I (think I) know what you’re all thinking. You can’t have C without Crazy Yank. Right? Wrong. Such is Crazy Yank’s all encompassing character that he can’t be restrained to a single alphabetical entry. His omnipotence and omniscience means that he’s always here. On this blog. Not that he’s God or a ghost that’s haunting me (I hope not, anyway.) But he could be Big Brother. (I jest or once again, I hope I’m joking.)
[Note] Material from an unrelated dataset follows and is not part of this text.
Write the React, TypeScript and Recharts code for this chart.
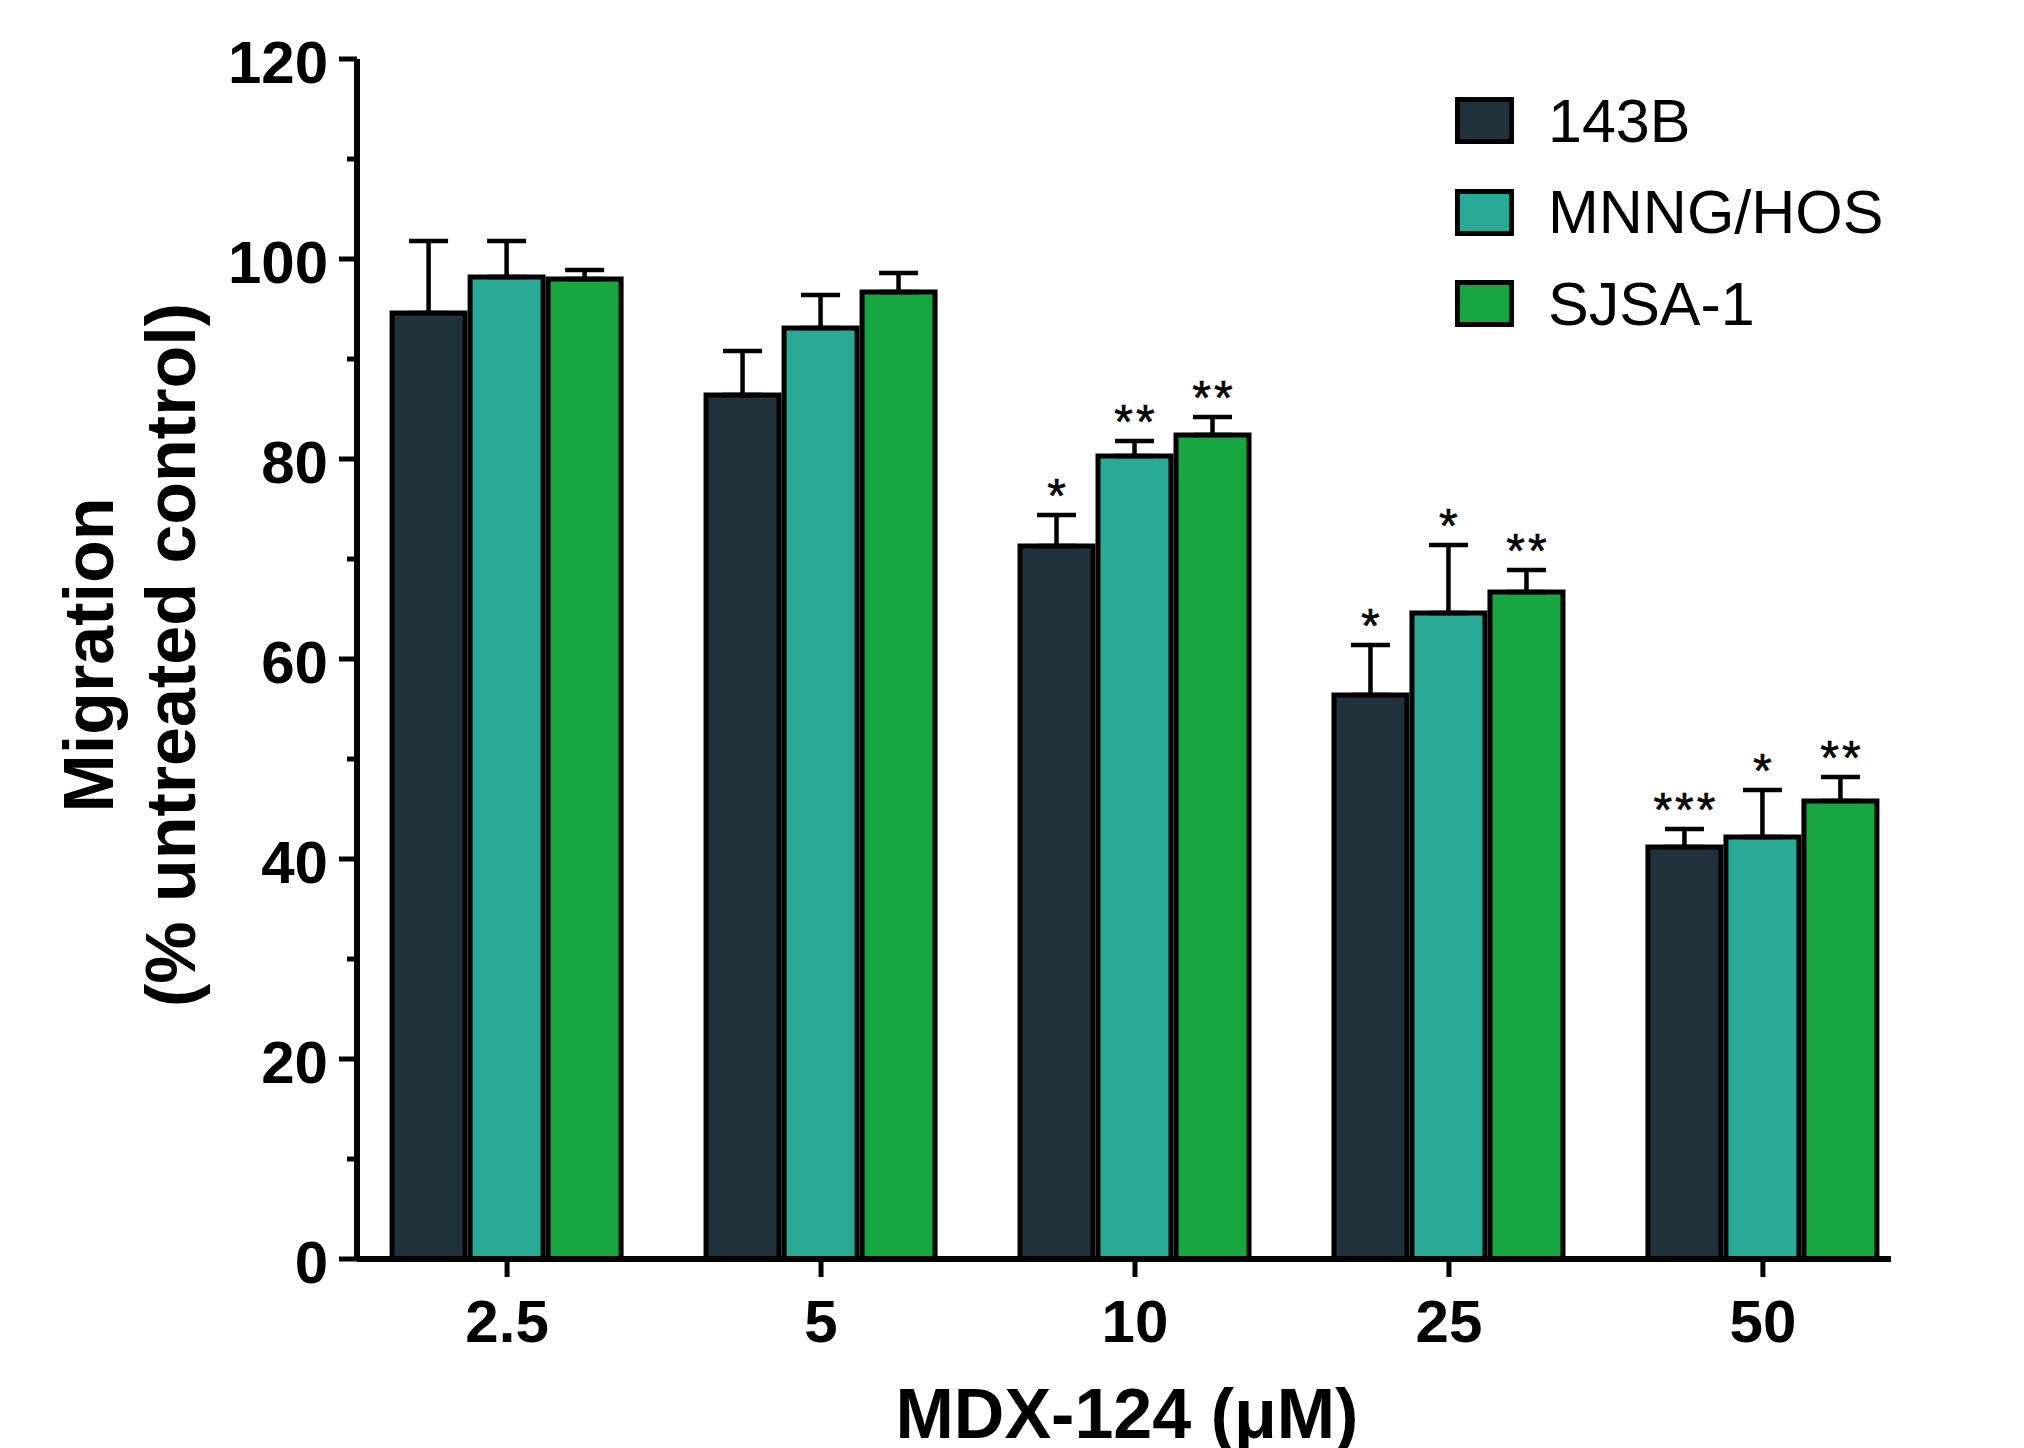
import React from 'react';
import { BarChart, Bar, XAxis, YAxis, ErrorBar, LabelList, Legend } from 'recharts';

const doses = ['2.5', '5', '10', '25', '50'];

const mean143B = [94.6, 86.4, 71.3, 56.4, 41.2];
const sem143B = [7.2, 4.4, 3.1, 5.0, 1.8];
const sig143B = ['', '', '*', '*', '***'];

const meanMNNG = [98.2, 93.1, 80.3, 64.6, 42.2];
const semMNNG = [3.6, 3.3, 1.5, 6.8, 4.7];
const sigMNNG = ['', '', '**', '*', '*'];

const meanSJSA = [98.0, 96.7, 82.4, 66.7, 45.8];
const semSJSA = [0.9, 1.9, 1.8, 2.2, 2.4];
const sigSJSA = ['', '', '**', '**', '**'];

const yTicks = [0, 10, 20, 30, 40, 50, 60, 70, 80, 90, 100, 110, 120];

const FONT = '"Liberation Sans", Arial, sans-serif';

const series = [
  { key: 'b143', name: '143B', color: '#22323C', mean: mean143B, sem: sem143B, sig: sig143B },
  { key: 'mnng', name: 'MNNG/HOS', color: '#2BA997', mean: meanMNNG, sem: semMNNG, sig: sigMNNG },
  { key: 'sjsa', name: 'SJSA-1', color: '#17A640', mean: meanSJSA, sem: semSJSA, sig: sigSJSA },
];

const data = doses.map((dose, i) => {
  const row: any = { idx: i, dose };
  series.forEach((s) => {
    row[s.key] = s.mean[i];
    row[s.key + 'Err'] = [0, s.sem[i]];
    row[s.key + 'Sig'] = s.sig[i];
  });
  return row;
});

const Y_TICK_SIZE = 18;
const Y_TICK_MARGIN = 11;

const YTick = (props: any) => {
  const { x, y, payload } = props;
  const axisX = x + Y_TICK_SIZE + Y_TICK_MARGIN;
  const major = payload.value % 20 === 0;
  return (
    <g>
      <line x1={axisX - (major ? 18 : 10)} x2={axisX} y1={y} y2={y} stroke="#000" strokeWidth={5} />
      {major && (
        <text x={x} y={y + 24} textAnchor="end" fontFamily={FONT} fontWeight="bold" fontSize={60} fill="#000">
          {payload.value}
        </text>
      )}
    </g>
  );
};

const XTick = (props: any) => {
  const { x, y, payload } = props;
  return (
    <text x={x} y={y + 65} textAnchor="middle" fontFamily={FONT} fontWeight="bold" fontSize={60} fill="#000">
      {doses[payload.value]}
    </text>
  );
};

// asterisks sit just above the error bar cap
const starLabel = (meanKey: string, errKey: string) => (props: any) => {
  const { x, y, width, height, value, index } = props;
  if (!value) return null;
  const row = data[index];
  const pxPerUnit = height / row[meanKey];
  const errTop = y - row[errKey][1] * pxPerUnit;
  return (
    <text
      x={x + width / 2 + 1.5}
      y={errTop - 3}
      textAnchor="middle"
      fontFamily={FONT}
      fontSize={48}
      letterSpacing={3}
      fill="#000"
      stroke="#000"
      strokeWidth={0.6}
    >
      {value}
    </text>
  );
};

const LegendBox = (props: any) => {
  const { payload } = props;
  return (
    <div style={{ fontFamily: FONT }}>
      {payload.map((p: any) => (
        <div key={p.value} style={{ display: 'flex', alignItems: 'center', height: 47, marginBottom: 44.5 }}>
          <div style={{ width: 49, height: 37, border: '5px solid #000', background: p.color }} />
          <span style={{ marginLeft: 34, fontSize: 61, lineHeight: '60px', color: '#000' }}>{p.value}</span>
        </div>
      ))}
    </div>
  );
};

export default function App() {
  return (
    <div style={{ position: 'absolute', left: 0, top: 0, width: 2024, height: 1448, background: '#fff' }}>
      <BarChart
        width={2024}
        height={1448}
        data={data}
        margin={{ top: 59, right: 133, bottom: 0, left: 0 }}
        barGap={5}
      >
        <XAxis
          dataKey="idx"
          type="number"
          domain={[-0.478, 4.408]}
          allowDataOverflow
          ticks={[0, 1, 2, 3, 4]}
          interval={0}
          height={189}
          axisLine={{ stroke: '#000', strokeWidth: 6 }}
          tickLine={{ stroke: '#000', strokeWidth: 5 }}
          tickSize={18}
          tickMargin={0}
          tick={<XTick />}
          label={(p: any) => {
            const vb = p.viewBox;
            return (
              <text
                x={vb.x + vb.width / 2 + 3}
                y={vb.y + 179}
                textAnchor="middle"
                fontFamily={FONT}
                fontWeight="bold"
                fontSize={70}
                fill="#000"
              >
                MDX-124 (μM)
              </text>
            );
          }}
        />
        <YAxis
          type="number"
          domain={[0, 120]}
          ticks={yTicks}
          interval={0}
          width={357}
          axisLine={{ stroke: '#000', strokeWidth: 6 }}
          tickLine={false}
          tickSize={Y_TICK_SIZE}
          tickMargin={Y_TICK_MARGIN}
          tick={<YTick />}
          label={(p: any) => {
            const vb = p.viewBox;
            const cy = vb.y + vb.height / 2 - 4;
            return (
              <g fontFamily={FONT} fontWeight="bold" fontSize={70} fill="#000">
                <text x={113} y={cy} textAnchor="middle" transform={`rotate(-90, 113, ${cy})`}>
                  Migration
                </text>
                <text x={195} y={cy} textAnchor="middle" transform={`rotate(-90, 195, ${cy})`}>
                  (% untreated control)
                </text>
              </g>
            );
          }}
        />
        <Legend
          layout="vertical"
          align="center"
          verticalAlign="middle"
          content={<LegendBox />}
          wrapperStyle={{ left: 1455, top: 97, width: 520 }}
        />
        {series.map((s) => (
          <Bar
            key={s.key}
            dataKey={s.key}
            name={s.name}
            fill={s.color}
            stroke="#000"
            strokeWidth={5}
            barSize={73}
            isAnimationActive={false}
          >
            <ErrorBar dataKey={s.key + 'Err'} width={19.5} stroke="#000" strokeWidth={4.5} isAnimationActive={false} />
            <LabelList dataKey={s.key + 'Sig'} content={starLabel(s.key, s.key + 'Err')} />
          </Bar>
        ))}
      </BarChart>
    </div>
  );
}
No, instead, I’m going to talk about confidence. In terms of having confidence and being told things in confidence. To be honest, it’s more about the latter. And because of that, I could simply say no more because that would prove my lesson here that what a lodger is told must be always kept in confidence as, and when, it requires such discretion. As much as I found myself being consulted as rarely, or in fact as equally, as Demon Cat (sorry, Demon Cat but it’s true) about a lot of household choices, something I still feel most honoured, and also a little amused, about is that on more than one occasion, I was in the fortunate position of being a confidant for Crazy Yank, Wonder Boy and Slish. Sometimes this would happen simultaneously either about the same subject or something completely unrelated. What I found truly fascinating about this is that this often meant that, in terms of knowledge and what makes each individual tick, I was able to understand each person and the particular situations from a number of different angles and with a far greater understanding than any of the others did. I felt lucky being in such a position if not a little overloaded from time to time.
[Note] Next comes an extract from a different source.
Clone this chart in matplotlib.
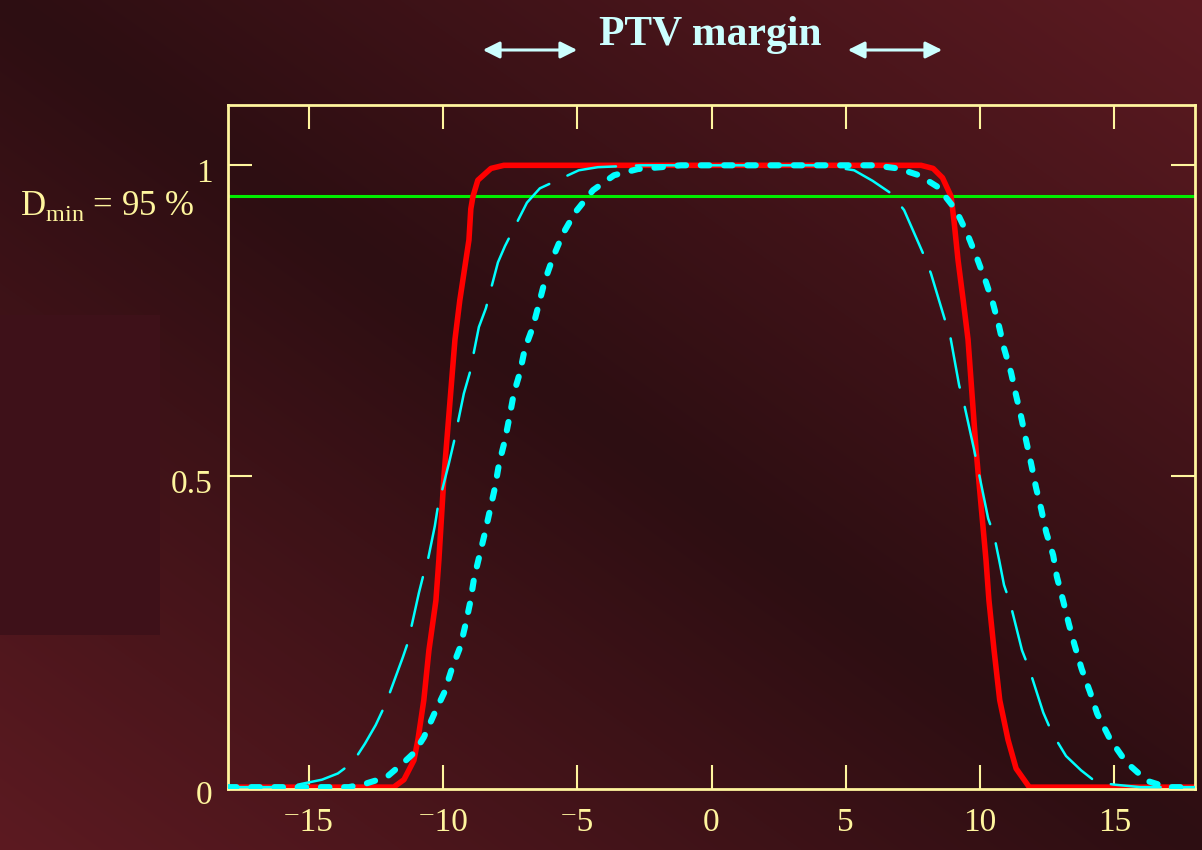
import numpy as np
import matplotlib
matplotlib.use('Agg')
import matplotlib.pyplot as plt
from matplotlib.patches import Rectangle, FancyArrowPatch
from matplotlib import transforms

# dose profiles (position in mm, relative dose)
red_x = [-18, -11.83, -11.45, -11.08, -10.93, -10.71, -10.52, -10.26, -10.15, -9.96,
         -9.55, -9.37, -9.03, -8.96, -8.88, -8.7, -8.21, -7.73,
         7.8, 8.25, 8.6, 8.92, 9.03, 9.18, 9.37, 9.55, 9.85, 10.22, 10.33,
         10.52, 10.73, 11.04, 11.34, 11.83, 18]
red_y = [0, 0, 0.012, 0.043, 0.076, 0.14, 0.22, 0.30, 0.365, 0.5,
         0.72, 0.783, 0.88, 0.93, 0.95, 0.976, 0.995, 1.0,
         1.0, 0.995, 0.98, 0.95, 0.91, 0.847, 0.783, 0.72, 0.542, 0.365, 0.30,
         0.22, 0.14, 0.076, 0.03, 0.0, 0.0]

thin_x = [-18, -15.8, -15.29, -14.5, -13.91, -13.35, -12.9, -12.5, -12.12, -11.49,
          -11.3, -10.89, -10.71, -10.56, -10.3, -10.19, -9.78, -9.59, -9.22, -9.0,
          -8.66, -8.4, -7.95, -7.69, -6.87, -6.39, -4.94, -4.23, -2.63,
          3.9, 4.6, 5.31, 6.0, 6.68, 7.17, 7.88, 8.17, 8.7, 8.88, 9.22, 9.4,
          9.78, 9.93, 10.3, 10.52, 10.71, 10.89, 11.12, 11.56, 11.83, 12.35,
          12.68, 13.2, 13.76, 14.32, 15.0, 15.96, 18]
thin_y = [0, 0, 0.005, 0.012, 0.022, 0.04, 0.07, 0.10, 0.135, 0.209,
          0.233, 0.313, 0.344, 0.365, 0.42, 0.45, 0.52, 0.555, 0.633, 0.666,
          0.74, 0.77, 0.844, 0.87, 0.94, 0.963, 0.992, 0.997, 1.0,
          1.0, 0.997, 0.992, 0.975, 0.955, 0.928, 0.858, 0.826, 0.75, 0.727, 0.646, 0.617,
          0.542, 0.51, 0.432, 0.405, 0.365, 0.325, 0.296, 0.22, 0.19, 0.12,
          0.087, 0.05, 0.027, 0.008, 0.004, 0.0, 0.0]

thick_x = [-18, -13.5, -12.85, -12.1, -11.45, -11.08, -10.71, -10.3, -9.95, -9.67,
           -9.35, -9.15, -8.97, -8.84, -8.44, -8.06, -7.91, -7.69, -7.5, -7.36,
           -7.13, -6.95, -6.65, -6.42, -6.2, -5.9, -5.53, -5.08, -4.41, -3.63,
           -2.74, -1.88, -1.14,
           6.05, 6.94, 7.73, 8.43, 9.1, 9.52, 9.89, 10.22, 10.48, 10.71, 10.89,
           11.15, 11.34, 11.53, 11.71, 11.9, 12.08, 12.27, 12.46, 12.72, 12.86,
           13.09, 13.3, 13.52, 13.78, 14.1, 14.36, 14.84, 15.44, 16.22, 16.96, 18]
thick_y = [0, 0, 0.006, 0.016, 0.04, 0.055, 0.08, 0.12, 0.152, 0.19,
           0.226, 0.263, 0.30, 0.336, 0.408, 0.482, 0.52, 0.558, 0.60, 0.633,
           0.667, 0.705, 0.74, 0.778, 0.815, 0.852, 0.89, 0.924, 0.96, 0.984,
           0.994, 0.997, 1.0,
           1.0, 0.995, 0.984, 0.965, 0.928, 0.89, 0.85, 0.812, 0.778, 0.74, 0.706,
           0.667, 0.63, 0.595, 0.558, 0.52, 0.482, 0.448, 0.41, 0.373, 0.338,
           0.30, 0.263, 0.228, 0.19, 0.152, 0.118, 0.077, 0.04, 0.01, 0.0, 0.0]

d_min = 0.95
x_ticks = [-15, -10, -5, 0, 5, 10, 15]
x_labels = ['\u207b15', '\u207b10', '\u207b5', '0', '5', '10', '15']
y_ticks = [0, 0.5, 1]
y_labels = ['0', '0.5', '1']

yellow = '#FFF59E'
pale_cyan = '#CCFFFF'
serif = ['Liberation Serif', 'DejaVu Serif']
plt.rcParams['mathtext.fontset'] = 'custom'
plt.rcParams['mathtext.rm'] = 'Liberation Serif'

W, H = 1202, 850
fig = plt.figure(figsize=(W / 100, H / 100), dpi=100)

# background gradient, lighter towards top-right and bottom-left
bg = fig.add_axes([0, 0, 1, 1], zorder=0)
u = np.linspace(0, 1, W)[None, :]
v = np.linspace(0, 1, H)[:, None]
t = np.abs(u - v)
dark = np.array([45, 14, 18]) / 255
light = np.array([92, 26, 33]) / 255
img = dark + (light - dark) * t[..., None]
bg.imshow(img, extent=[0, 1, 0, 1], origin='upper', aspect='auto')
bg.add_patch(Rectangle((0, 1 - 635 / H), 160 / W, 320 / H, color='#3E1119', lw=0))
bg.set_xlim(0, 1)
bg.set_ylim(0, 1)
bg.axis('off')

ax = fig.add_axes([228 / W, 1 - 789 / H, (1195 - 228) / W, (789 - 105) / H], zorder=1)
ax.patch.set_alpha(0)

ax.axhline(d_min, color='#00EE00', lw=2.2, zorder=1)
ax.plot(red_x, red_y, color='#FF0000', lw=4, zorder=2, solid_joinstyle='round')
ax.plot(thin_x, thin_y, color='#00FFFF', lw=1.8, dashes=(20, 8),
        dash_capstyle='round', zorder=3)
ax.plot(thick_x, thick_y, color='#00FFFF', lw=4.4, dashes=(1.4, 2.4),
        dash_capstyle='round', zorder=4)

ax.set_xlim(-18, 18)
ax.set_ylim(-0.003, 1.097)
ax.set_xticks(x_ticks)
ax.set_xticklabels(x_labels, fontfamily=serif)
ax.set_yticks(y_ticks)
ax.set_yticklabels(y_labels, fontfamily=serif)
ax.tick_params(direction='in', top=True, right=True, length=17, width=1.5,
               color=yellow, labelcolor=yellow, labelsize=24)
ax.tick_params(axis='x', pad=13)
ax.tick_params(axis='y', pad=11)
for s in ax.spines.values():
    s.set_color(yellow)
    s.set_linewidth(2)

off = transforms.ScaledTranslation(0, -5 / 100, fig.dpi_scale_trans)
for lab in ax.get_yticklabels():
    lab.set_transform(lab.get_transform() + off)

fig.text(710 / W, 1 - 45 / H, 'PTV margin', ha='center', va='baseline', fontsize=30,
         fontweight='bold', color=pale_cyan, family=serif)
for x0, x1 in [(480, 580), (845, 945)]:
    fig.add_artist(FancyArrowPatch((x0 / W, 1 - 50 / H), (x1 / W, 1 - 50 / H),
                                   transform=fig.transFigure,
                                   arrowstyle='<|-|>,head_length=0.5,head_width=0.25',
                                   mutation_scale=20, color=pale_cyan, lw=2.2))

fig.text(20 / W, 1 - 215 / H, r'$\mathrm{D}_{\mathrm{min}}$ = 95 %', fontsize=25,
         color=yellow, family=serif, va='baseline')

fig.savefig('out.png', dpi=100)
And having confidence? Well, when you’re lodging, confidence is of course important for integrating and building a rapport with the rest of the family to the best of your ability. It’s having the confidence to realise that you still have a life and that you’re not living with your friends because of bad timing, different budgets and contrasting preferences in terms of location. And finally, it’s quite frankly having the confidence to resist rising to the tiresome bait and/or forcing out a laugh when your twenty-something friends insinuate that you have a boyfriend nearly the same age as your father and have adopted two children (and not forgetting a demonic cat) for the umpteenth time.